Sergey - I need more gossip/back-story stuff about stuff I was too clueless to realize as I wait for MSN to tell me about Obama girl's next video :)


Alex Efros said...

Thanks, this was interesting reading. But when I asked you about quality I speak about something else - about so-called 'overquality'. Looks like my own feeling about quality many other people tend to call overquality.

Another well-known example of 'overquality' is DJB's software (qmail, djbdns, etc.). Here is cite about this which I like very much:

"Bloody DJB fanboys and their useless rants! You guys pop up every now and then on any programming-related mailing list or forum, spew forth about how nobody understands "secure" programming except for you and the celestial DJB and then vanish again because it takes you six months to code a secure way of opening a file." (c) anonymous :)
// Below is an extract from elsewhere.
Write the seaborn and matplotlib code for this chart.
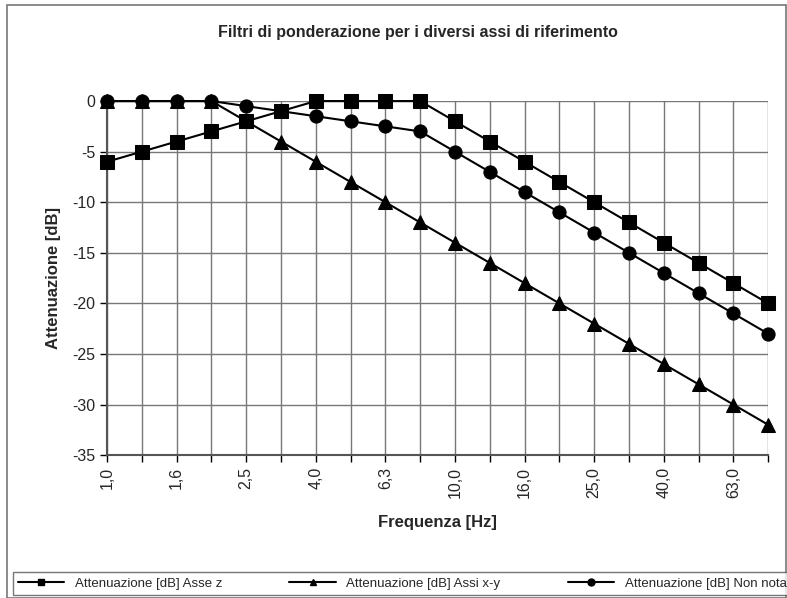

From this view, it's very interesting to hear what you think about 'enough' quality and overquality.

Sergey Solyanik said...

To Alex:

I have never been in the situation when the quality was "excessive". Every release that I have been a part of in my almost 20 years in the industry was punctuated by very painful discussion (and concessions) about the bugs we will have to ship with.

Alex Efros said...

To Sergey:

I'm not sure is this a good place for discussion, but I think a lot about quality and overquality in last years. In short, average quality of today's software is unacceptable IMO. This happens because for most software companies quality is just one of features, not critical and not even important in many cases. They can make money using buggy software (thanks to "AS IS")... so it's ok for them to ship software with a lot of known bugs.

Few people think different - they think software shouldn't be released with known bugs. Yeah, sometimes it's not clear is something a bug, or not... sometimes it's not clear how to fix some bug... sometimes it have sense to declare bug as feature :) and document it... some bugs can't be fixed at all because they are actually bugs in environment (OS, for example). But all other bugs must be fixed before release. As examples of such high-quality software I usually use OS Inferno, DJB's software, and software developed by few "DJB fanboys :)".

I believe it's possible to develop commercial software with "no known bugs", and I'm trying to do this (that's why I prefer to work as freelancer - I'm able to work only with customers who choose better quality than less time or money). I think key to defect-free software is simplicity. KISS. Yeah, it's very hard to "keep it simple", but possible (and OS Inferno is best known to me example!). And I sure it is not possible to have defect-free complex software (at least while software is developed by humans :)).

Most people don't think about this. They just work to make some money. These people call such things "overquality" or "perfectionism" - and they think this is sort of dirty name. But I know several musical bands which are surely perfectionists. I don't know how rich they are, but I surely prefer to listen their music than music created just to make some money (98% of music on TV/radio)... So, as user, I prefer things created by perfectionists; as developer, I prefer to develop software which works without bugs (and I able to earn more than enough to live working this way) - so I can't understand what's wrong with this and why nearly all people think it's acceptable to release buggy software.

MEC said...

I enjoy your writing. I'm not an engineer but I read your blog from start to finish.

Sergey Solyanik said...

To Alex:

Aha! I DO understand what you mean now! This definitely merits a separate post, and I'll try to do it today.